Left in this caravan’s short wake were growing recriminations of the sort that suggest a gradual erosion of political resolve to halt the next caravan with politically unpalatable tear gas and wooden batons. The Trump administration had threatened to cut off foreign assistance to these governments unless they worked harder to break up caravans, and they did. But now Honduras, which just last month used force to break up the previous U.S.-bound caravan, on Monday issued calls “to the national and international community” to investigate “the actions carried out by the Guatemalan security forces.” With Trump exiting the White House, Honduras obviously felt emboldened to add its official voice to a growing cacophony of human rights advocacy groups angry that Guatemala had used force to stop this caravan. It seems unlikely that Honduras will do anything to break up the next caravan and would return to the old familiarity as an unobstructed transit nation.
Guatemala appeared to be still in the game, though with Trump out of the equation, its longevity there should probably be regarded as questionable as it comes under fire for how it had to stop the violent lead caravan elements. On behalf of Guatemala, Foreign Minister Pedro Brolo Vila called out Honduras for a failure of will and tactics that put the hot potato in his country.

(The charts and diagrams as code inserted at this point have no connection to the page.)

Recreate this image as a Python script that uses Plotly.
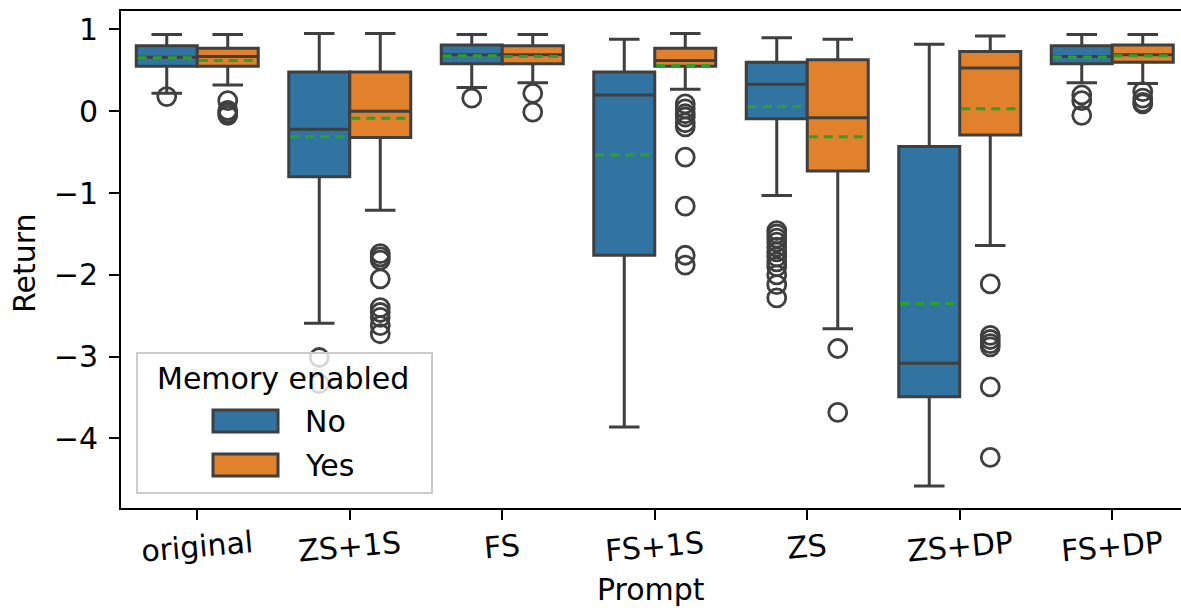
import plotly.graph_objects as go

# Prompt variants on the x axis
prompts = ["original", "ZS+1S", "FS", "FS+1S", "ZS", "ZS+DP", "FS+DP"]
hue_labels = ["No", "Yes"]

# Box statistics per prompt, memory disabled ("No")
no_upper = [0.94, 0.95, 0.94, 0.88, 0.90, 0.82, 0.94]
no_q3 = [0.80, 0.48, 0.81, 0.48, 0.60, -0.43, 0.80]
no_median = [0.66, -0.22, 0.69, 0.20, 0.33, -3.08, 0.67]
no_q1 = [0.55, -0.80, 0.58, -1.76, -0.09, -3.49, 0.58]
no_lower = [0.22, -2.59, 0.29, -3.86, -1.03, -4.58, 0.35]
no_mean = [0.655, -0.31, 0.68, -0.53, 0.06, -2.35, 0.665]
no_outliers = [
    [0.18],
    [-3.01, -3.33],
    [0.16],
    [],
    [-1.46, -1.50, -1.55, -1.60, -1.66, -1.72, -1.78, -1.84, -1.90, -2.00, -2.12, -2.28],
    [],
    [0.20, 0.13, -0.05],
]

# Box statistics per prompt, memory enabled ("Yes")
yes_upper = [0.94, 0.95, 0.94, 0.95, 0.88, 0.92, 0.94]
yes_q3 = [0.77, 0.48, 0.80, 0.77, 0.63, 0.73, 0.81]
yes_median = [0.67, 0.00, 0.69, 0.62, -0.08, 0.53, 0.69]
yes_q1 = [0.55, -0.32, 0.58, 0.55, -0.73, -0.29, 0.60]
yes_lower = [0.32, -1.21, 0.35, 0.27, -2.66, -1.64, 0.34]
yes_mean = [0.62, -0.085, 0.67, 0.56, -0.31, 0.03, 0.68]
yes_outliers = [
    [0.13, 0.01, -0.02, -0.05],
    [-1.74, -1.78, -1.82, -2.05, -2.40, -2.46, -2.52, -2.62, -2.72],
    [0.22, -0.01],
    [0.09, 0.03, -0.03, -0.07, -0.14, -0.19, -0.56, -1.16, -1.76, -1.88],
    [-2.90, -3.68],
    [-2.11, -2.74, -2.79, -2.84, -2.88, -3.37, -4.23],
    [0.24, 0.16, 0.11, 0.09],
]

BLUE = "#3274a1"
ORANGE = "#e1812c"
EDGE = "#3f3f3f"
MEAN_GREEN = "#2ca02c"
FONT = "DejaVu Sans"
FS_ = 30
HALF = 0.2  # offset of each hue from the category centre
BOX_W = 0.4
LW = 3

groups = [
    (hue_labels[0], BLUE, -HALF, no_q1, no_median, no_q3, no_lower, no_upper, no_mean, no_outliers),
    (hue_labels[1], ORANGE, HALF, yes_q1, yes_median, yes_q3, yes_lower, yes_upper, yes_mean, yes_outliers),
]

fig = go.Figure()

for name, color, off, q1, med, q3, lo, hi, mean, outs in groups:
    xs = [i + off for i in range(len(prompts))]
    fig.add_trace(go.Box(
        name=name, x=xs, q1=q1, median=med, q3=q3,
        lowerfence=lo, upperfence=hi,
        width=BOX_W, whiskerwidth=0.5,
        fillcolor=color, line=dict(color=EDGE, width=LW),
        boxpoints=False, showlegend=False, hoverinfo="skip",
    ))

for name, color, off, q1, med, q3, lo, hi, mean, outs in groups:
    # dashed mean line across each box
    mx, my = [], []
    for i, m in enumerate(mean):
        c = i + off
        mx += [c - BOX_W / 2 + 0.01, c + BOX_W / 2 - 0.01, None]
        my += [m, m, None]
    fig.add_trace(go.Scatter(
        x=mx, y=my, mode="lines",
        line=dict(color=MEAN_GREEN, width=3, dash="9px,6px"),
        showlegend=False, hoverinfo="skip",
    ))
    # outlier points
    ox, oy = [], []
    for i, pts in enumerate(outs):
        ox += [i + off] * len(pts)
        oy += pts
    fig.add_trace(go.Scatter(
        x=ox, y=oy, mode="markers",
        marker=dict(symbol="circle-open", size=18, color=EDGE, line=dict(width=2.8, color=EDGE)),
        showlegend=False, hoverinfo="skip",
    ))

W, H = 1181, 610
L, T, B = 121, 11, 102
plot_w = W - L
plot_h = H - T - B
step_px = 152.5


def px_x(p):
    return (p - L) / plot_w


def px_y(p):
    return (H - B - p) / plot_h


fig.update_layout(
    width=W, height=H,
    margin=dict(l=L, r=0, t=T, b=B),
    paper_bgcolor="white", plot_bgcolor="white",
    font=dict(family=FONT, size=FS_, color="black"),
    showlegend=False,
    xaxis=dict(
        range=[-0.5, -0.5 + plot_w / step_px],
        tickmode="array", tickvals=list(range(len(prompts))), ticktext=prompts,
        showticklabels=False,
        ticks="outside", ticklen=10, tickwidth=2, tickcolor="black",
        showline=True, linecolor="black", linewidth=2, mirror=True,
        showgrid=False, zeroline=False,
    ),
    yaxis=dict(
        range=[-4.85, 1.226],
        tickmode="array", tickvals=[1, 0, -1, -2, -3, -4],
        ticks="outside", ticklen=10, tickwidth=2, tickcolor="black",
        showline=True, linecolor="black", linewidth=2,
        showgrid=False, zeroline=False, tickfont=dict(size=FS_),
        ticklabelstandoff=5,
    ),
)

# slightly rotated category labels, centred under each tick
for i, lab in enumerate(prompts):
    fig.add_annotation(text=lab, xref="x", yref="paper", x=i, y=px_y(546),
                       showarrow=False, textangle=-5, xanchor="center", yanchor="middle",
                       font=dict(size=FS_))

# axis titles
fig.add_annotation(text="Prompt", xref="paper", yref="paper", x=0.5, y=px_y(609),
                   showarrow=False, xanchor="center", yanchor="bottom", font=dict(size=FS_))
fig.add_annotation(text="Return", xref="paper", yref="paper", x=px_x(24), y=px_y(263),
                   showarrow=False, textangle=-90, xanchor="center", yanchor="middle",
                   font=dict(size=FS_))

# legend panel
fig.add_shape(type="rect", xref="paper", yref="paper",
              x0=px_x(137), x1=px_x(432), y0=px_y(493), y1=px_y(353),
              fillcolor="rgba(255,255,255,0.8)", line=dict(color="#cccccc", width=2),
              layer="above")
fig.add_annotation(text="Memory enabled", xref="paper", yref="paper",
                   x=px_x(283), y=px_y(378), showarrow=False,
                   xanchor="center", yanchor="middle", font=dict(size=FS_))
for label, color, cy in [(hue_labels[0], BLUE, 421), (hue_labels[1], ORANGE, 465)]:
    fig.add_shape(type="rect", xref="paper", yref="paper",
                  x0=px_x(213), x1=px_x(278), y0=px_y(cy + 11), y1=px_y(cy - 11),
                  fillcolor=color, line=dict(color=EDGE, width=LW), layer="above")
    fig.add_annotation(text=label, xref="paper", yref="paper",
                       x=px_x(303), y=px_y(cy), showarrow=False,
                       xanchor="left", yanchor="middle", font=dict(size=FS_))

fig.write_html("out.html")
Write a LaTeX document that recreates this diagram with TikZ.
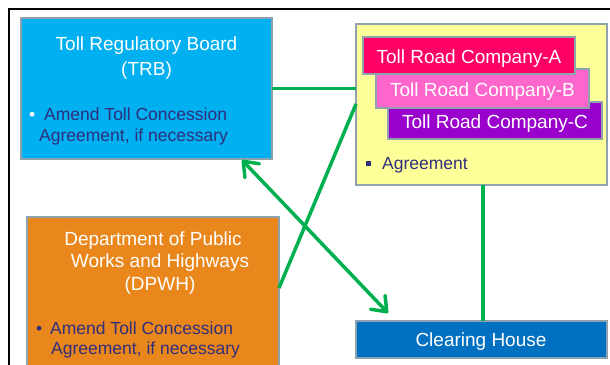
\documentclass[tikz,border=0pt]{standalone}
\usepackage{fontspec}
\setmainfont{Liberation Sans}
\usetikzlibrary{arrows.meta,calc}

\definecolor{trbblue}{HTML}{00B0F0}
\definecolor{dpwhorange}{HTML}{E9871C}
\definecolor{paleyellow}{HTML}{FFFF99}
\definecolor{companya}{HTML}{FF0066}
\definecolor{companyb}{HTML}{FF66CC}
\definecolor{companyc}{HTML}{9900CC}
\definecolor{clearblue}{HTML}{0070C0}
\definecolor{boxedge}{HTML}{8FA3AE}
\definecolor{linkgreen}{HTML}{00B050}
\definecolor{navy}{HTML}{302F7C}

\begin{document}
\begin{tikzpicture}[x=1pt,y=-1pt,
  box/.style={draw=boxedge, line width=1.5pt, inner sep=0pt, outer sep=0pt, anchor=north west},
  title/.style={text=white, font=\fontsize{19}{25}\selectfont, inner sep=0pt, anchor=base},
  item/.style={text=navy, font=\fontsize{17.5}{21}\selectfont, inner sep=0pt, anchor=base west},
  link/.style={draw=linkgreen, line width=3.5pt},
  barbs/.style={{Straight Barb[length=13pt,width=20pt,round]}-{Straight Barb[length=13pt,width=20pt,round]}},
]
\useasboundingbox (0,0) rectangle (610,364);
\clip (0,0) rectangle (610,364);

% outer frame (runs past the right and bottom edges)
\draw[line width=2.5pt] (9,9) rectangle (640,400);

% boxes
\node[box, fill=trbblue, minimum width=251pt, minimum height=141pt] (trb) at (21,18) {};
\node[box, fill=paleyellow, minimum width=251pt, minimum height=161pt] (yellow) at (356,24) {};
\node[box, fill=companyc, minimum width=214pt, minimum height=37pt] (compc) at (388,102) {};
\node[box, fill=companyb, minimum width=213pt, minimum height=39pt] (compb) at (376,69) {};
\node[box, fill=companya, minimum width=212pt, minimum height=37pt] (compa) at (363,37) {};
\node[box, fill=clearblue, minimum width=251pt, minimum height=37pt] (clearing) at (356,321) {};
\node[box, fill=dpwhorange, minimum width=252pt, minimum height=170pt] (dpwh) at (27,217) {};

% TRB text
\node[title] (trbt1) at (146.5,50.6) {Toll Regulatory Board};
\node[title] (trbt2) at (146.5,75.6) {(TRB)};
\node[item, text=white] (trbb) at (29,120) {•};
\node[item] (trbi1) at (44,120) {Amend Toll Concession};
\node[item] (trbi2) at (39,141.5) {Agreement, if necessary};

% companies
\node[title] (cat) at (469,63) {Toll Road Company-A};
\node[title] (cbt) at (482.5,96.6) {Toll Road Company-B};
\node[title] (cct) at (495,128) {Toll Road Company-C};
\fill[navy] (366,161) rectangle (370.5,165.5);
\node[item] (agr) at (382,169.5) {Agreement};

% clearing house
\node[title] (cht) at (481,346.7) {Clearing House};

% DPWH text
\node[title] (dt1) at (153,245.3) {Department of Public};
\node[title] (dt2) at (160,267.6) {Works and Highways};
\node[title] (dt3) at (160,290.3) {(DPWH)};
\node[item] (db) at (36,334) {•};
\node[item] (di1) at (50,334) {Amend Toll Concession};
\node[item] (di2) at (51,354.5) {Agreement, if necessary};

% connectors
\coordinate (dpwhport) at ($(dpwh.north east)+(0,71)$);
\coordinate (yport) at ($(yellow.north west)+(0,80)$);
\coordinate (trbtip) at ($(trb.south west)+(221,1)$);
\coordinate (chtip) at ($(clearing.north west)+(32,-8)$);
\coordinate (ydrop) at ($(yellow.south)+(1.5,0)$);

\draw[link] (trb.east) -- (trb.east -| yellow.west);
\draw[link] (dpwhport) -- (yport);
\draw[link, barbs] (trbtip) -- (chtip);
\draw[link] (ydrop) -- (ydrop |- clearing.north);
\end{tikzpicture}
\end{document}
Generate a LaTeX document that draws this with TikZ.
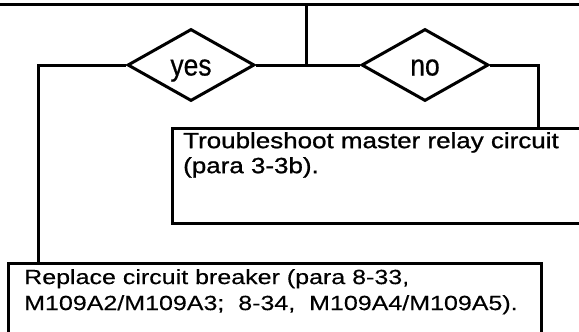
\documentclass[tikz,border=0pt]{standalone}
\usepackage{fontspec}
\setmainfont{Liberation Sans}
\newfontfamily\stepfont[FakeStretch=1.22,FakeBold=0.3]{Liberation Sans}
\newfontfamily\actfont[FakeStretch=1.18,FakeBold=1]{Liberation Sans}
\newfontfamily\decfont[FakeStretch=0.88,FakeBold=0.6]{Liberation Sans}
\usetikzlibrary{positioning,shapes.geometric}
\tikzset{
  flow/.style={line width=3pt},
  dec/.style={diamond,draw,line width=3pt,inner sep=0pt,
    minimum width=127pt,minimum height=72pt,text height=21pt,text depth=0pt,
    font=\decfont\fontsize{30}{30}\selectfont},
  actbox/.style={draw,line width=3pt,anchor=north west,inner sep=0pt},
  acttxt/.style={anchor=north west,align=left,inner sep=0pt},
}

\begin{document}
\begin{tikzpicture}[x=1pt,y=-1pt]
  \useasboundingbox (0,0) rectangle (579,332);
  % feed line and the two branches
  \coordinate (topL) at (0,4);
  \coordinate (topR) at (579,4);
  \coordinate (feed) at (306,4);
  \node[dec] (yes) at (191,65) {yes};
  \node[dec] (no) at (425,65) {no};
  % action boxes
  \node[actbox,minimum width=440pt,minimum height=95pt] (relay) at (171,127) {};
  \node[acttxt,font=\actfont\fontsize{22}{25}\selectfont] (relaytxt)
    at ([xshift=12pt,yshift=-5pt]relay.north west)
    {Troubleshoot master relay circuit\\(para 3-3b).};
  \node[actbox,minimum width=533pt,minimum height=100pt] (brk) at (7,262) {};
  \node[acttxt,font=\stepfont\fontsize{20.5}{26}\selectfont] (brktxt)
    at ([xshift=17pt,yshift=-7pt]brk.north west)
    {Replace circuit breaker (para 8-33,\\M109A2/M109A3;\ \ 8-34,\ \ M109A4/M109A5).};
  % connectors
  \draw[flow] (topL) -- (topR);
  \draw[flow] (feed) -- (feed |- yes.east);
  \draw[flow] (yes.east) -- (no.west);
  \draw[flow] (yes.west) -| ([xshift=31pt]brk.north west);
  \draw[flow] (no.east) -| ([xshift=367pt]relay.north west);
\end{tikzpicture}
\end{document}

He said that instead of Honduran promises to deploy a large contingent of security forces, the Honduran police who were deployed ended up accompanying the migrants “to our borders, where unfortunately we saw how violently they entered, violating Guatemalan territorial sovereignty.”
Will a domino effect knock over Guatemalan and Mexican resolve next?
While this caravan ran headlong into the remnants of a blocking arrangement that Trump sculpted with big-stick threats, the arrival of a new American president with no known taste for such hardball diplomacy occurs amid hope among aspiring migrants that will only soar higher on Biden’s first moves to lay down his vast 2,000-mile welcome mat of immigration policy prescriptions.